Employment provides dignity and stability, but not necessarily intergenerational wealth.
8. How Employment Should Fit Into a Financial Strategy
The problem is not employment.
The problem is relying on employment alone.
A job should be treated as:
Stage 1 — Foundation
Provides:
- Cash flow
- Skill development
- Creditworthiness
Stage 2 — Capital Formation
Surplus income is redirected into:
- Businesses
- Investments
- Property
- Financial assets
Stage 3 — Ownership Transition
Income increasingly comes from assets rather than labor.
Economist Hyman Minsky observed that financial security comes when income no longer depends solely on current work effort.
9. Why Many People Remain Stuck
Many workers never transition because:
- Consumption rises with salary (lifestyle inflation)
- No assets are accumulated
- Retirement depends solely on savings
This traps individuals in what economists call the wage cycle — working continuously to maintain current living standards.
Without ownership, the cycle continues indefinitely.
10. Reframing the Meaning of a Job
A job is best understood as:
- A training ground
- A financing mechanism
- A stability platform
Not a final destination.
Employment finances the transition into ownership, but it does not replace it.

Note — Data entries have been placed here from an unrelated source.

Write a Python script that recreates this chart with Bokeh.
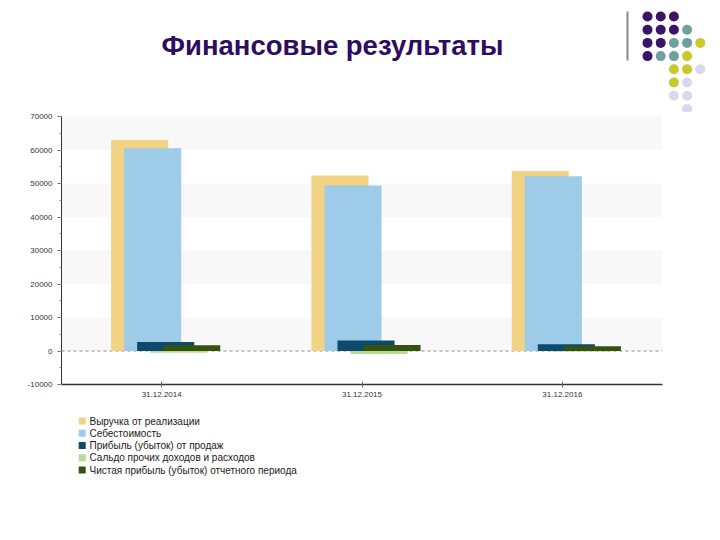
from bokeh.plotting import figure
from bokeh.models import Range1d, FactorRange, SingleIntervalTicker, Span, NumeralTickFormatter, ColumnDataSource
from bokeh.layouts import column
from bokeh.transform import dodge
from bokeh.core.properties import value
from bokeh.embed import file_html
from bokeh.resources import INLINE

# ---------------- data ----------------
title_text = "Финансовые результаты"
categories = ["31.12.2014", "31.12.2015", "31.12.2016"]
series_names = [
    "Выручка от реализации",
    "Себестоимость",
    "Прибыль (убыток) от продаж",
    "Сальдо прочих доходов и расходов",
    "Чистая прибыль (убыток) отчетного периода",
]
revenue = [63000, 52400, 53700]
cost = [60500, 49400, 52200]
sales_profit = [2700, 3100, 2000]
other_balance = [-500, -900, -150]
net_profit = [1700, 1800, 1400]
series_values = [revenue, cost, sales_profit, other_balance, net_profit]
series_colors = ["#F1D383", "#9DCBE8", "#0D4A6E", "#B6DC93", "#34530F"]

# decorative dot grid (top right)
dot_cols = [0, 1, 2, 0, 1, 2, 3, 0, 1, 2, 3, 4, 0, 1, 2, 3, 2, 3, 4, 2, 3, 2, 3, 3]
dot_rows = [0, 0, 0, 1, 1, 1, 1, 2, 2, 2, 2, 2, 3, 3, 3, 3, 4, 4, 4, 5, 5, 6, 6, 7]
PUR, TEA, YEL, LAV = "#3B1466", "#6FA0A0", "#C9C92C", "#D9D9E9"
dot_colors = [PUR, PUR, PUR, PUR, PUR, PUR, TEA, PUR, PUR, TEA, TEA, YEL,
              PUR, TEA, TEA, YEL, YEL, YEL, LAV, YEL, LAV, LAV, LAV, LAV]

FONT = value("Liberation Sans")

# ---------------- top (title + decoration) ----------------
top = figure(width=720, height=112, x_range=Range1d(0, 720), y_range=Range1d(112, 0),
             x_axis_type=None, y_axis_type=None, toolbar_location=None,
             output_backend="svg", min_border=0)
top.frame_align = False
top.outline_line_color = None
top.grid.visible = False
top.text(x=[332], y=[45], text=[title_text], text_align="center", text_baseline="alphabetic",
         text_font=FONT, text_font_style="bold", text_font_size="27.5px", text_color="#2E0C5E")
top.segment(x0=[627], y0=[11], x1=[627], y1=[60], line_color="#8A8A8A", line_width=2)
top.scatter(x=[647 + 13.2 * c for c in dot_cols], y=[16 + 13.2 * r for r in dot_rows],
            size=10, color=dot_colors, line_color=None)

# ---------------- main chart ----------------
src = ColumnDataSource(dict(cat=categories, **{f"s{i}": v for i, v in enumerate(series_values)}))
p = figure(width=720, height=302, x_range=FactorRange(*categories), y_range=Range1d(-10000, 70000),
           toolbar_location=None, output_backend="svg",
           min_border_left=61, min_border_right=58, min_border_top=4, min_border_bottom=30)
p.frame_align = False
p.outline_line_color = None
p.xgrid.visible = False
p.ygrid.grid_line_color = None
p.ygrid.band_fill_color = "#F8F8F8"
p.ygrid.band_fill_alpha = 1.0
p.yaxis.ticker = SingleIntervalTicker(interval=10000, num_minor_ticks=2)
p.yaxis.formatter = NumeralTickFormatter(format="0")
p.axis.major_label_text_font = "Liberation Sans"
p.axis.major_label_text_font_size = "8px"
p.axis.major_label_text_color = "#333333"
p.axis.axis_line_color = "#333333"
p.axis.major_tick_line_color = "#666666"
p.axis.minor_tick_line_color = "#888888"
p.yaxis.major_tick_out = 4
p.yaxis.major_tick_in = 0
p.yaxis.minor_tick_out = 2
p.yaxis.minor_tick_in = 0
p.xaxis.axis_line_width = 1.5
p.xaxis.major_tick_in = 3
p.xaxis.major_tick_out = 3
p.xaxis.major_label_standoff = 4

zero = Span(location=0, dimension="width", line_color="#8C8C8C", line_dash="3 3",
            line_width=1, level="underlay")
p.add_layout(zero)

offsets = [-0.11, -0.045, 0.02, 0.085, 0.15]
for i, (name, col) in enumerate(zip(series_names, series_colors)):
    p.vbar(x=dodge("cat", offsets[i], range=p.x_range), top=f"s{i}", bottom=0, width=0.285,
           source=src, fill_color=col, line_color=None)

# ---------------- legend ----------------
leg = figure(width=720, height=126, x_range=Range1d(0, 720), y_range=Range1d(540, 414),
             x_axis_type=None, y_axis_type=None, toolbar_location=None,
             output_backend="svg", min_border=0)
leg.frame_align = False
leg.outline_line_color = None
leg.grid.visible = False
leg_y = [420.5 + 12.25 * i for i in range(len(series_names))]
leg.rect(x=[81.7] * len(series_names), y=leg_y, width=7, height=7,
         fill_color=series_colors, line_color=None)
leg.text(x=[89] * len(series_names), y=leg_y, text=series_names, text_baseline="middle",
         text_align="left", text_font=FONT, text_font_size="10px", text_color="#1A1A1A")

layout = column(top, p, leg, spacing=0)
open("out.html", "w").write(file_html(layout, INLINE))
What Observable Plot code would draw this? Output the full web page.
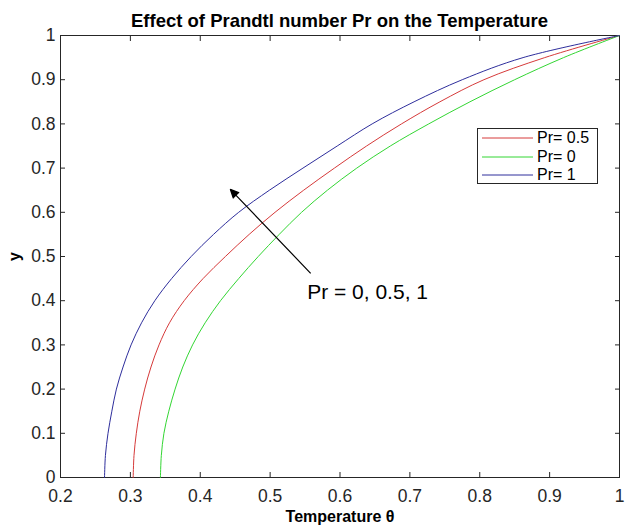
<!DOCTYPE html>
<html><head><meta charset="utf-8">
<script src="https://cdn.jsdelivr.net/npm/d3@7"></script>
<script src="https://cdn.jsdelivr.net/npm/@observablehq/plot@0.6"></script>
<style>
body{margin:0;background:#fff;}
#wrap{position:relative;width:625px;height:527px;font-family:"Liberation Sans",Arial,sans-serif;}
#title{position:absolute;left:60px;width:559px;top:10px;text-align:center;font-weight:bold;font-size:18.5px;color:#000;line-height:22px;}
#legend{position:absolute;left:477px;top:128px;width:121px;height:56px;border:1px solid #262626;background:#fff;box-sizing:border-box;}
.row{position:absolute;left:0;height:18px;width:120px;}
.row svg{position:absolute;left:4px;top:0;}
.row span{position:absolute;left:59px;top:0;font-size:16px;line-height:18px;color:#000;}
svg [aria-label="x-axis label"] text, svg [aria-label="y-axis label"] text{font-weight:bold;}
</style>
</head><body>
<div id="wrap">
<div id="title">Effect of Prandtl number Pr on the Temperature</div>
<div id="chart"></div>
<div id="legend"></div>
</div>
<script>
// y positions at which the temperature curves were read
const yLevels   = [0, 0.05, 0.1, 0.15, 0.2, 0.25, 0.3, 0.35, 0.4, 0.45, 0.5, 0.55, 0.6, 0.65, 0.7, 0.75, 0.8, 0.85, 0.9, 0.95, 1];
const thetaPr05 = [0.304, 0.3052, 0.3085, 0.3135, 0.3205, 0.3295, 0.341, 0.356, 0.377, 0.404, 0.436, 0.470, 0.507, 0.548, 0.592, 0.638, 0.688, 0.743, 0.806, 0.893, 1];
const thetaPr0  = [0.343, 0.3443, 0.348, 0.355, 0.364, 0.375, 0.389, 0.407, 0.429, 0.455, 0.483, 0.513, 0.545, 0.582, 0.624, 0.672, 0.727, 0.786, 0.850, 0.920, 1];
const thetaPr1  = [0.263, 0.2643, 0.268, 0.2735, 0.280, 0.2895, 0.301, 0.316, 0.335, 0.359, 0.387, 0.419, 0.455, 0.499, 0.547, 0.596, 0.646, 0.706, 0.775, 0.862, 1];
const seriesNames  = ["Pr= 0.5", "Pr= 0", "Pr= 1"];
const seriesColors = ["#d63a3a", "#33d633", "#2e2e9c"];
const xTicks = [0.2, 0.3, 0.4, 0.5, 0.6, 0.7, 0.8, 0.9, 1];
const yTicks = [0, 0.1, 0.2, 0.3, 0.4, 0.5, 0.6, 0.7, 0.8, 0.9, 1];
const annoText = ["Pr = 0, 0.5, 1"];
const annoX = [0.553];
const annoY = [0.420];
const arrowFrom = [0.558, 0.462];
const arrowTo   = [0.443, 0.652];

const allSeries = [thetaPr05, thetaPr0, thetaPr1];
const rows = [];
allSeries.forEach((vals, i) => vals.forEach((v, j) => rows.push({series: seriesNames[i], theta: v, y: yLevels[j]})));

const fmt = d => String(+d.toFixed(1));
const ink = "#262626";

const chart = Plot.plot({
  width: 625, height: 527,
  marginLeft: 60, marginRight: 6, marginTop: 35, marginBottom: 50,
  style: {fontFamily: "'Liberation Sans', Arial, sans-serif", fontSize: "17.5px", color: ink, background: "#fff"},
  x: {domain: [0.2, 1], label: "Temperature θ"},
  y: {domain: [0, 1], label: "y"},
  color: {domain: seriesNames, range: seriesColors},
  marks: [
    Plot.frame({stroke: ink, strokeWidth: 1}),
    Plot.axisX({anchor: "bottom", ticks: xTicks, tickSize: 0, tickPadding: 12, tickFormat: fmt, fill: ink, label: null}),
    Plot.axisX({anchor: "bottom", ticks: [], label: "Temperature θ", labelAnchor: "center", labelArrow: "none",
      labelOffset: 44, fontSize: 16, fill: "#000"}),
    Plot.axisX({anchor: "bottom", ticks: xTicks, tickSize: -5, text: null, label: null, stroke: ink}),
    Plot.axisX({anchor: "top", ticks: xTicks, tickSize: -5, text: null, label: null, stroke: ink}),
    Plot.axisY({anchor: "left", ticks: yTicks, tickSize: 0, tickPadding: 5, tickFormat: fmt, fill: ink, label: null}),
    Plot.axisY({anchor: "left", ticks: [], label: "y", labelAnchor: "center", labelArrow: "none",
      labelOffset: 52, fontSize: 16, fill: "#000"}),
    Plot.axisY({anchor: "left", ticks: yTicks, tickSize: -5, text: null, label: null, stroke: ink}),
    Plot.axisY({anchor: "right", ticks: yTicks, tickSize: -5, text: null, label: null, stroke: ink}),
    Plot.line(rows, {x: "theta", y: "y", z: "series", stroke: "series", strokeWidth: 1, curve: "catmull-rom"}),
    Plot.arrow([0], {x1: () => arrowFrom[0], y1: () => arrowFrom[1], x2: () => arrowTo[0], y2: () => arrowTo[1],
      stroke: "#000", fill: "#000", strokeWidth: 1.2, headLength: 12, headAngle: 50, strokeLinecap: "butt"}),
    Plot.text(annoText, {x: annoX, y: annoY, text: d => d, textAnchor: "start", fontSize: 21, fill: "#000"})
  ]
});
document.getElementById("chart").appendChild(chart);

// legend
const leg = document.getElementById("legend");
const legTops = [0, 19, 37];
seriesNames.forEach((name, i) => {
  const r = document.createElement("div");
  r.className = "row";
  r.style.top = legTops[i] + "px";
  r.innerHTML = `<svg width="52" height="18"><line x1="0" x2="51" y1="9" y2="9" stroke="${seriesColors[i]}" stroke-width="1"/></svg><span>${name}</span>`;
  leg.appendChild(r);
});
</script>
</body></html>
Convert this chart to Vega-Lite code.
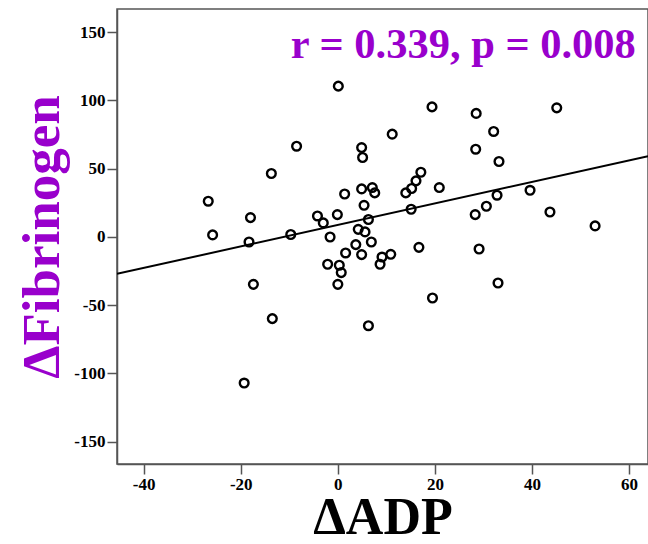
{
  "$schema": "https://vega.github.io/schema/vega-lite/v6.json",
  "width": 531,
  "height": 455,
  "autosize": "none",
  "padding": {"left": 117, "top": 9, "right": 0, "bottom": 80},
  "background": "white",
  "config": {
    "view": {"stroke": "#555555", "strokeWidth": 1.5},
    "font": "Liberation Serif",
    "axis": {
      "grid": false,
      "domainColor": "#555555",
      "domainWidth": 1.5,
      "tickColor": "#555555",
      "tickWidth": 1.5,
      "tickSize": 10,
      "labelFont": "Liberation Serif",
      "labelFontWeight": "bold",
      "labelFontSize": 17,
      "labelColor": "black",
      "labelPadding": 2,
      "labelExpr": "'' + datum.value",
      "titleFont": "Liberation Serif",
      "titleFontWeight": "bold",
      "titleFontSize": 53
    }
  },
  "datasets": {
    "pts": [
      {"adp": 0.1, "fib": 110.5},
      {"adp": 19.4, "fib": 95.3},
      {"adp": 28.5, "fib": 90.5},
      {"adp": 45.1, "fib": 94.6},
      {"adp": 32.1, "fib": 77.3},
      {"adp": 11.2, "fib": 75.3},
      {"adp": -8.5, "fib": 66.5},
      {"adp": 4.9, "fib": 65.5},
      {"adp": 5.1, "fib": 58.2},
      {"adp": 28.4, "fib": 64.3},
      {"adp": 33.2, "fib": 55.3},
      {"adp": -13.7, "fib": 46.5},
      {"adp": 17.1, "fib": 47.4},
      {"adp": 16.1, "fib": 41.1},
      {"adp": 15.2, "fib": 35.5},
      {"adp": 14.0, "fib": 32.3},
      {"adp": 20.9, "fib": 36.2},
      {"adp": 4.9, "fib": 35.2},
      {"adp": 7.1, "fib": 36.2},
      {"adp": 7.6, "fib": 32.3},
      {"adp": 1.4, "fib": 31.5},
      {"adp": -26.7, "fib": 26.2},
      {"adp": 5.4, "fib": 23.2},
      {"adp": 39.6, "fib": 34.2},
      {"adp": 32.8, "fib": 30.6},
      {"adp": 30.6, "fib": 22.5},
      {"adp": 15.1, "fib": 20.3},
      {"adp": 43.7, "fib": 18.3},
      {"adp": 28.3, "fib": 16.4},
      {"adp": 53.0, "fib": 8.1},
      {"adp": -0.1, "fib": 16.4},
      {"adp": -4.2, "fib": 15.4},
      {"adp": -3.0, "fib": 10.3},
      {"adp": 6.3, "fib": 12.8},
      {"adp": -18.0, "fib": 14.2},
      {"adp": -25.8, "fib": 1.5},
      {"adp": -9.7, "fib": 1.8},
      {"adp": -1.6, "fib": 0.0},
      {"adp": 4.2, "fib": 5.6},
      {"adp": 5.6, "fib": 3.7},
      {"adp": -18.3, "fib": -3.7},
      {"adp": 6.9, "fib": -3.7},
      {"adp": 3.7, "fib": -5.6},
      {"adp": 1.6, "fib": -11.7},
      {"adp": 16.7, "fib": -7.6},
      {"adp": 29.1, "fib": -8.8},
      {"adp": 4.9, "fib": -12.9},
      {"adp": 9.1, "fib": -14.7},
      {"adp": 10.9, "fib": -12.7},
      {"adp": -2.1, "fib": -20.0},
      {"adp": 0.3, "fib": -20.7},
      {"adp": 0.7, "fib": -26.1},
      {"adp": 8.7, "fib": -20.0},
      {"adp": 0.0, "fib": -34.7},
      {"adp": -17.4, "fib": -34.7},
      {"adp": 33.0, "fib": -33.7},
      {"adp": 19.5, "fib": -44.7},
      {"adp": -13.5, "fib": -59.8},
      {"adp": 6.3, "fib": -65.0},
      {"adp": -19.3, "fib": -107.0}
    ],
    "note": [
      {"adp": 61.4, "fib": 131, "label": "r = 0.339, p = 0.008"}
    ]
  },
  "layer": [
    {
      "data": {"name": "pts"},
      "transform": [{"regression": "fib", "on": "adp", "extent": [-45.5, 63.9]}],
      "mark": {"type": "line", "color": "black", "strokeWidth": 2, "clip": true},
      "encoding": {
        "x": {"field": "adp", "type": "quantitative"},
        "y": {"field": "fib", "type": "quantitative"}
      }
    },
    {
      "data": {"name": "pts"},
      "mark": {"type": "point", "shape": "circle", "filled": false, "color": "black", "strokeWidth": 2.4, "size": 76, "opacity": 1},
      "encoding": {
        "x": {
          "field": "adp", "type": "quantitative",
          "scale": {"domain": [-45.5, 63.9], "nice": false, "zero": false},
          "axis": {"values": [-40, -20, 0, 20, 40, 60], "title": "ΔADP", "titleColor": "black", "titleFontSize": 52, "titlePadding": 0}
        },
        "y": {
          "field": "fib", "type": "quantitative",
          "scale": {"domain": [-166.3, 167], "nice": false, "zero": false},
          "axis": {"values": [-150, -100, -50, 0, 50, 100, 150], "title": "ΔFibrinogen", "titleColor": "#9900cc", "titlePadding": 4}
        }
      }
    },
    {
      "data": {"name": "note"},
      "mark": {"type": "text", "align": "right", "baseline": "alphabetic", "font": "Liberation Serif", "fontWeight": "bold", "fontSize": 42.5, "color": "#9900cc"},
      "encoding": {
        "x": {"field": "adp", "type": "quantitative"},
        "y": {"field": "fib", "type": "quantitative"},
        "text": {"field": "label"}
      }
    }
  ]
}
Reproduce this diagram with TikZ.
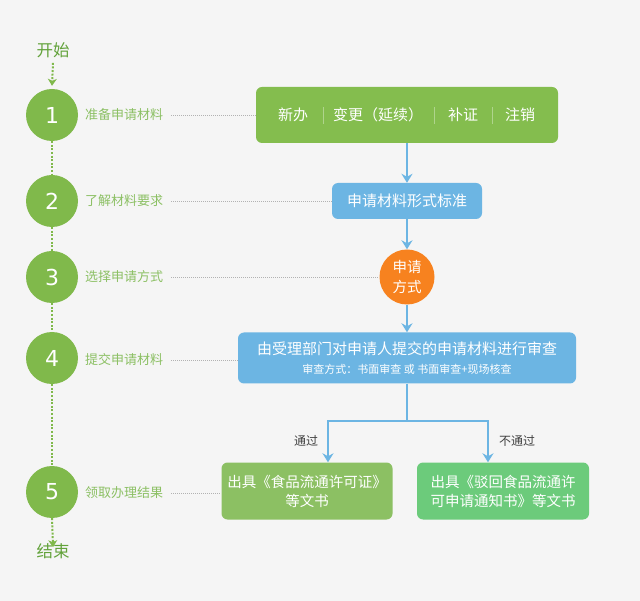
\documentclass[tikz,border=0pt]{standalone}
\usepackage{fontspec}
\setmainfont{Noto Sans CJK SC}
\newfontfamily\digitfont{DejaVu Sans}
\usetikzlibrary{arrows.meta}
\definecolor{bgcol}{HTML}{F5F5F5}
\definecolor{stepgreen}{HTML}{80B94B}
\definecolor{labelgreen}{HTML}{8CC064}
\definecolor{titlegreen}{HTML}{62A23A}
\definecolor{boxgreen}{HTML}{84BD4E}
\definecolor{passgreen}{HTML}{8CC063}
\definecolor{failgreen}{HTML}{6CCB7B}
\definecolor{flowblue}{HTML}{6CB5E3}
\definecolor{modeorange}{HTML}{F7821F}
\begin{document}
\begin{tikzpicture}[x=1pt,y=-1pt,
        stepdot/.style={circle,fill=stepgreen,minimum size=52pt,inner sep=0pt,text=white,font=\digitfont\fontsize{22}{22}\selectfont},
        steplabel/.style={anchor=west,inner sep=0pt,text=labelgreen,font=\fontsize{13}{15}\selectfont},
        trunk/.style={draw=stepgreen,line width=2pt,dash pattern=on 2pt off 1.6pt},
        guide/.style={draw=black!30,line width=0.6pt,dash pattern=on 1pt off 1pt},
        box/.style={rounded corners=6pt,inner sep=0pt,text=white,align=center},
        flow/.style={draw=flowblue,line width=1.8pt,-{Stealth[length=9pt,width=11pt,inset=3pt]}},
        flowline/.style={draw=flowblue,line width=1.8pt},
        sep/.style={draw=white!35!boxgreen,line width=0.7pt}]
    \fill[bgcol] (0,0) rectangle (640,601);

    % timeline on the left
    \node[text=titlegreen,font=\fontsize{16.5}{18}\selectfont,inner sep=0pt] (start) at (53,50) {开始};
    \node[stepdot] (s1) at (52,115) {1};
    \node[stepdot] (s2) at (52,201) {2};
    \node[stepdot] (s3) at (52,277) {3};
    \node[stepdot] (s4) at (52,358) {4};
    \node[stepdot] (s5) at (52,492) {5};
    \node[text=titlegreen,font=\fontsize{16.5}{18}\selectfont,inner sep=0pt] (end) at (53,551) {结束};

    \draw[trunk,-{Stealth[length=7pt,width=9pt,inset=2pt]}] ([yshift=-5pt]start.south) -- ([yshift=3pt]s1.north);
    \draw[trunk] (s1) -- (s2);
    \draw[trunk] (s2) -- (s3);
    \draw[trunk] (s3) -- (s4);
    \draw[trunk] (s4) -- (s5);
    \draw[trunk,-{Stealth[length=7pt,width=9pt,inset=2pt]}] (s5.south) -- ([yshift=-4pt]end.north);

    \node[steplabel] (l1) at (85,115) {准备申请材料};
    \node[steplabel] (l2) at (85,201) {了解材料要求};
    \node[steplabel] (l3) at (85,277) {选择申请方式};
    \node[steplabel] (l4) at (85,360) {提交申请材料};
    \node[steplabel] (l5) at (85,493) {领取办理结果};

    % flow on the right
    \node[box,fill=boxgreen,minimum width=302pt,minimum height=56pt] (apply) at (407,115) {};
    \node[text=white,font=\fontsize{15}{17}\selectfont] (new) at (293,115) {新办};
    \node[text=white,font=\fontsize{15}{17}\selectfont] (change) at (378,115) {变更（延续）};
    \node[text=white,font=\fontsize{15}{17}\selectfont] (reissue) at (463,115) {补证};
    \node[text=white,font=\fontsize{15}{17}\selectfont] (cancel) at (520,115) {注销};
    \draw[sep] (323,107) -- (323,124);
    \draw[sep] (434,107) -- (434,124);
    \draw[sep] (492,107) -- (492,124);

    \node[box,fill=flowblue,minimum width=150pt,minimum height=36pt,font=\fontsize{15}{17}\selectfont] (form) at (407,201) {申请材料形式标准};
    \node[circle,fill=modeorange,minimum size=55pt,inner sep=0pt,text=white,align=center,font=\fontsize{14.5}{20}\selectfont] (mode) at (407,277) {申请\\方式};
    \node[box,fill=flowblue,minimum width=338pt,minimum height=51pt,font=\fontsize{15}{18}\selectfont] (review) at (407,358)
        {由受理部门对申请人提交的申请材料进行审查\\[1pt]\fontsize{11}{13}\selectfont 审查方式：书面审查 或 书面审查+现场核查};
    \node[box,fill=passgreen,minimum width=171pt,minimum height=57pt,font=\fontsize{14.5}{19}\selectfont] (pass) at (307,491)
        {出具《食品流通许可证》\\等文书};
    \node[box,fill=failgreen,minimum width=172pt,minimum height=57pt,font=\fontsize{14.5}{19}\selectfont] (fail) at (503,491)
        {出具《驳回食品流通许\\可申请通知书》等文书};
    \coordinate (fork) at (407,421);

    \draw[flow] (apply) -- (form);
    \draw[flow] (form) -- (mode);
    \draw[flow] (mode) -- (review);
    \draw[flowline] (review) -- (fork);
    \draw[flow] (fork) -| ([xshift=21pt]pass.north);
    \draw[flow] (fork) -| ([xshift=-15pt]fail.north);

    \node[text=black!75,font=\fontsize{12}{14}\selectfont] (yes) at (306,441) {通过};
    \node[text=black!75,font=\fontsize{12}{14}\selectfont] (no) at (517,441) {不通过};

    % dotted guides
    \draw[guide,shorten <=8pt] (l1.east) -- (l1.east -| apply.west);
    \draw[guide,shorten <=8pt] (l2.east) -- (l2.east -| form.west);
    \draw[guide,shorten <=8pt] (l3.east) -- (l3.east -| mode.west);
    \draw[guide,shorten <=8pt] (l4.east) -- (l4.east -| review.west);
    \draw[guide,shorten <=8pt] (l5.east) -- (l5.east -| pass.west);
\end{tikzpicture}
\end{document}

The financially successful rarely abandon employment early—they use employment strategically.
Conclusion
Employment is one of the most valuable social institutions ever created. It stabilizes households, sustains consumption, and maintains social order. But it was never designed to create large-scale wealth.
Jobs provide income certainty.
Wealth requires asset ownership and compounding.
Confusing the two produces lifelong effort without long-term security.
The lesson is not to reject employment—but to understand its role:
A job is a powerful starting point for financial life, but ownership is what completes it.
WealthQuizzes Insight
Employment keeps you economically stable.
Ownership makes you economically free.